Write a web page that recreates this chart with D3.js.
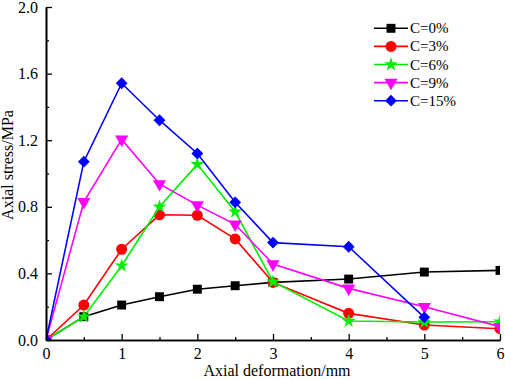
<!DOCTYPE html>
<html lang="en">
<head>
<meta charset="utf-8">
<title>Axial stress vs deformation</title>
<script src="https://cdn.jsdelivr.net/npm/d3@7"></script>
<style>
body { margin: 0; background: #fff; }
svg text { font-family: "Liberation Serif", "Times New Roman", serif; }
</style>
</head>
<body>
<script>
var w = 505, h = 379;
var mLeft = 46, mRight = 500, mTop = 7, mBottom = 340;

// data
var deformation = [0, 0.5, 1, 1.5, 2, 2.5, 3, 4, 5, 6];
var c0 = [0, 0.14, 0.21, 0.26, 0.305, 0.326, 0.346, 0.366, 0.408, 0.418];
var c3 = [0, 0.21, 0.545, 0.752, 0.749, 0.607, 0.346, 0.16, 0.09, 0.068];
var c6 = [0, 0.14, 0.446, 0.80, 1.055, 0.77, 0.35, 0.114, 0.108, 0.11];
var c9 = [0, 0.83, 1.205, 0.937, 0.81, 0.695, 0.456, 0.31, 0.2, 0.08];
var c15 = [0, 1.071, 1.542, 1.32, 1.12, 0.827, 0.585, 0.56, 0.136];
var seriesNames = ["C=0%", "C=3%", "C=6%", "C=9%", "C=15%"];
var seriesColors = ["#000000", "#ff0000", "#00ee00", "#ff00ff", "#0000ff"];
var seriesValues = [c0, c3, c6, c9, c15];
var xTicks = [0, 1, 2, 3, 4, 5, 6];
var yTicks = [0, 0.4, 0.8, 1.2, 1.6, 2.0];

var x = d3.scaleLinear().domain([0, 6]).range([mLeft, mRight]);
var y = d3.scaleLinear().domain([0, 2]).range([mBottom, mTop]);

var svg = d3.select("body").append("svg")
    .attr("width", w)
    .attr("height", h);

svg.append("defs").append("clipPath").attr("id", "plot")
    .append("rect")
    .attr("x", mLeft).attr("y", mTop - 10)
    .attr("width", mRight - mLeft).attr("height", mBottom - mTop + 10);

// marker shapes
function marker(i) {
    if (i === 0) return d3.symbol().type(d3.symbolSquare).size(80)();
    if (i === 1) return d3.symbol().type(d3.symbolCircle).size(95)();
    if (i === 2) return d3.symbol().type(d3.symbolStar).size(60)();
    if (i === 3) return d3.symbol().type(d3.symbolTriangle).size(75)();
    return d3.symbol().type(d3.symbolSquare).size(70)();
}
function markerRot(i) {
    if (i === 3) return " rotate(180)";
    if (i === 4) return " rotate(45)";
    return "";
}

var line = d3.line()
    .x(function(d) { return x(d[0]); })
    .y(function(d) { return y(d[1]); });

var plot = svg.append("g").attr("clip-path", "url(#plot)");

seriesValues.forEach(function(vals, i) {
    var pts = vals.map(function(v, j) { return [deformation[j], v]; });
    plot.append("path")
        .datum(pts)
        .attr("fill", "none")
        .attr("stroke", seriesColors[i])
        .attr("stroke-width", 1.6)
        .attr("d", line);
    plot.selectAll(".m" + i)
        .data(pts)
        .enter()
        .append("path")
        .attr("class", "m" + i)
        .attr("d", marker(i))
        .attr("fill", seriesColors[i])
        .attr("transform", function(d) {
            return "translate(" + x(d[0]) + "," + y(d[1]) + ")" + markerRot(i);
        });
});

// axes, ticks pointing inward
var xAxis = d3.axisBottom(x).tickValues(xTicks).tickFormat(d3.format("d"))
    .tickSizeInner(-6).tickSizeOuter(0).tickPadding(8);
var xMinor = d3.axisBottom(x).tickValues([0.5, 1.5, 2.5, 3.5, 4.5, 5.5])
    .tickFormat("").tickSizeInner(-3).tickSizeOuter(0);
var yAxis = d3.axisLeft(y).tickValues(yTicks).tickFormat(d3.format(".1f"))
    .tickSizeInner(-6).tickSizeOuter(0).tickPadding(8);
var yMinor = d3.axisLeft(y).tickValues([0.2, 0.6, 1.0, 1.4, 1.8])
    .tickFormat("").tickSizeInner(-3).tickSizeOuter(0);

function styleAxis(g) {
    g.select(".domain").attr("stroke-width", 1.6);
    g.selectAll(".tick line").attr("stroke-width", 1.3);
    g.selectAll(".tick text")
        .attr("font-size", 16)
        .attr("font-family", "Liberation Serif, Times New Roman, serif");
}

svg.append("g").attr("transform", "translate(0," + mBottom + ")").call(xMinor).call(styleAxis);
svg.append("g").attr("transform", "translate(0," + mBottom + ")").call(xAxis).call(styleAxis);
svg.append("g").attr("transform", "translate(" + mLeft + ",0)").call(yMinor).call(styleAxis);
svg.append("g").attr("transform", "translate(" + mLeft + ",0)").call(yAxis).call(styleAxis);

svg.selectAll(".tick text").attr("fill", "#000");

// axis titles
svg.append("text")
    .attr("x", (mLeft + mRight) / 2 + 4)
    .attr("y", 376)
    .attr("text-anchor", "middle")
    .attr("font-size", 16)
    .text("Axial deformation/mm");

svg.append("text")
    .attr("transform", "translate(13,165) rotate(-90)")
    .attr("text-anchor", "middle")
    .attr("font-size", 16)
    .text("Axial stress/MPa");

// legend
var legend = svg.append("g");
seriesNames.forEach(function(name, i) {
    var ly = 28.3 + i * 18.1;
    legend.append("line")
        .attr("x1", 374).attr("x2", 408)
        .attr("y1", ly).attr("y2", ly)
        .attr("stroke", seriesColors[i])
        .attr("stroke-width", 1.6);
    legend.append("path")
        .attr("d", marker(i))
        .attr("fill", seriesColors[i])
        .attr("transform", "translate(391," + ly + ")" + markerRot(i));
    legend.append("text")
        .attr("x", 410)
        .attr("y", ly + 5)
        .attr("font-size", 15)
        .text(name);
});
</script>
</body>
</html>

********************

**Request**
Working from the material above, transcribe it exactly while omitting pictures.

**Answer**
Write a web page that recreates this chart with D3.js.
<!DOCTYPE html>
<html lang="en">
<head>
<meta charset="utf-8">
<title>Axial stress vs deformation</title>
<script src="https://cdn.jsdelivr.net/npm/d3@7"></script>
<style>
body { margin: 0; background: #fff; }
svg text { font-family: "Liberation Serif", "Times New Roman", serif; }
</style>
</head>
<body>
<script>
var w = 505, h = 379;
var mLeft = 46, mRight = 500, mTop = 7, mBottom = 340;

// data
var deformation = [0, 0.5, 1, 1.5, 2, 2.5, 3, 4, 5, 6];
var c0 = [0, 0.14, 0.21, 0.26, 0.305, 0.326, 0.346, 0.366, 0.408, 0.418];
var c3 = [0, 0.21, 0.545, 0.752, 0.749, 0.607, 0.346, 0.16, 0.09, 0.068];
var c6 = [0, 0.14, 0.446, 0.80, 1.055, 0.77, 0.35, 0.114, 0.108, 0.11];
var c9 = [0, 0.83, 1.205, 0.937, 0.81, 0.695, 0.456, 0.31, 0.2, 0.08];
var c15 = [0, 1.071, 1.542, 1.32, 1.12, 0.827, 0.585, 0.56, 0.136];
var seriesNames = ["C=0%", "C=3%", "C=6%", "C=9%", "C=15%"];
var seriesColors = ["#000000", "#ff0000", "#00ee00", "#ff00ff", "#0000ff"];
var seriesValues = [c0, c3, c6, c9, c15];
var xTicks = [0, 1, 2, 3, 4, 5, 6];
var yTicks = [0, 0.4, 0.8, 1.2, 1.6, 2.0];

var x = d3.scaleLinear().domain([0, 6]).range([mLeft, mRight]);
var y = d3.scaleLinear().domain([0, 2]).range([mBottom, mTop]);

var svg = d3.select("body").append("svg")
    .attr("width", w)
    .attr("height", h);

svg.append("defs").append("clipPath").attr("id", "plot")
    .append("rect")
    .attr("x", mLeft).attr("y", mTop - 10)
    .attr("width", mRight - mLeft).attr("height", mBottom - mTop + 10);

// marker shapes
function marker(i) {
    if (i === 0) return d3.symbol().type(d3.symbolSquare).size(80)();
    if (i === 1) return d3.symbol().type(d3.symbolCircle).size(95)();
    if (i === 2) return d3.symbol().type(d3.symbolStar).size(60)();
    if (i === 3) return d3.symbol().type(d3.symbolTriangle).size(75)();
    return d3.symbol().type(d3.symbolSquare).size(70)();
}
function markerRot(i) {
    if (i === 3) return " rotate(180)";
    if (i === 4) return " rotate(45)";
    return "";
}

var line = d3.line()
    .x(function(d) { return x(d[0]); })
    .y(function(d) { return y(d[1]); });

var plot = svg.append("g").attr("clip-path", "url(#plot)");

seriesValues.forEach(function(vals, i) {
    var pts = vals.map(function(v, j) { return [deformation[j], v]; });
    plot.append("path")
        .datum(pts)
        .attr("fill", "none")
        .attr("stroke", seriesColors[i])
        .attr("stroke-width", 1.6)
        .attr("d", line);
    plot.selectAll(".m" + i)
        .data(pts)
        .enter()
        .append("path")
        .attr("class", "m" + i)
        .attr("d", marker(i))
        .attr("fill", seriesColors[i])
        .attr("transform", function(d) {
            return "translate(" + x(d[0]) + "," + y(d[1]) + ")" + markerRot(i);
        });
});

// axes, ticks pointing inward
var xAxis = d3.axisBottom(x).tickValues(xTicks).tickFormat(d3.format("d"))
    .tickSizeInner(-6).tickSizeOuter(0).tickPadding(8);
var xMinor = d3.axisBottom(x).tickValues([0.5, 1.5, 2.5, 3.5, 4.5, 5.5])
    .tickFormat("").tickSizeInner(-3).tickSizeOuter(0);
var yAxis = d3.axisLeft(y).tickValues(yTicks).tickFormat(d3.format(".1f"))
    .tickSizeInner(-6).tickSizeOuter(0).tickPadding(8);
var yMinor = d3.axisLeft(y).tickValues([0.2, 0.6, 1.0, 1.4, 1.8])
    .tickFormat("").tickSizeInner(-3).tickSizeOuter(0);

function styleAxis(g) {
    g.select(".domain").attr("stroke-width", 1.6);
    g.selectAll(".tick line").attr("stroke-width", 1.3);
    g.selectAll(".tick text")
        .attr("font-size", 16)
        .attr("font-family", "Liberation Serif, Times New Roman, serif");
}

svg.append("g").attr("transform", "translate(0," + mBottom + ")").call(xMinor).call(styleAxis);
svg.append("g").attr("transform", "translate(0," + mBottom + ")").call(xAxis).call(styleAxis);
svg.append("g").attr("transform", "translate(" + mLeft + ",0)").call(yMinor).call(styleAxis);
svg.append("g").attr("transform", "translate(" + mLeft + ",0)").call(yAxis).call(styleAxis);

svg.selectAll(".tick text").attr("fill", "#000");

// axis titles
svg.append("text")
    .attr("x", (mLeft + mRight) / 2 + 4)
    .attr("y", 376)
    .attr("text-anchor", "middle")
    .attr("font-size", 16)
    .text("Axial deformation/mm");

svg.append("text")
    .attr("transform", "translate(13,165) rotate(-90)")
    .attr("text-anchor", "middle")
    .attr("font-size", 16)
    .text("Axial stress/MPa");

// legend
var legend = svg.append("g");
seriesNames.forEach(function(name, i) {
    var ly = 28.3 + i * 18.1;
    legend.append("line")
        .attr("x1", 374).attr("x2", 408)
        .attr("y1", ly).attr("y2", ly)
        .attr("stroke", seriesColors[i])
        .attr("stroke-width", 1.6);
    legend.append("path")
        .attr("d", marker(i))
        .attr("fill", seriesColors[i])
        .attr("transform", "translate(391," + ly + ")" + markerRot(i));
    legend.append("text")
        .attr("x", 410)
        .attr("y", ly + 5)
        .attr("font-size", 15)
        .text(name);
});
</script>
</body>
</html>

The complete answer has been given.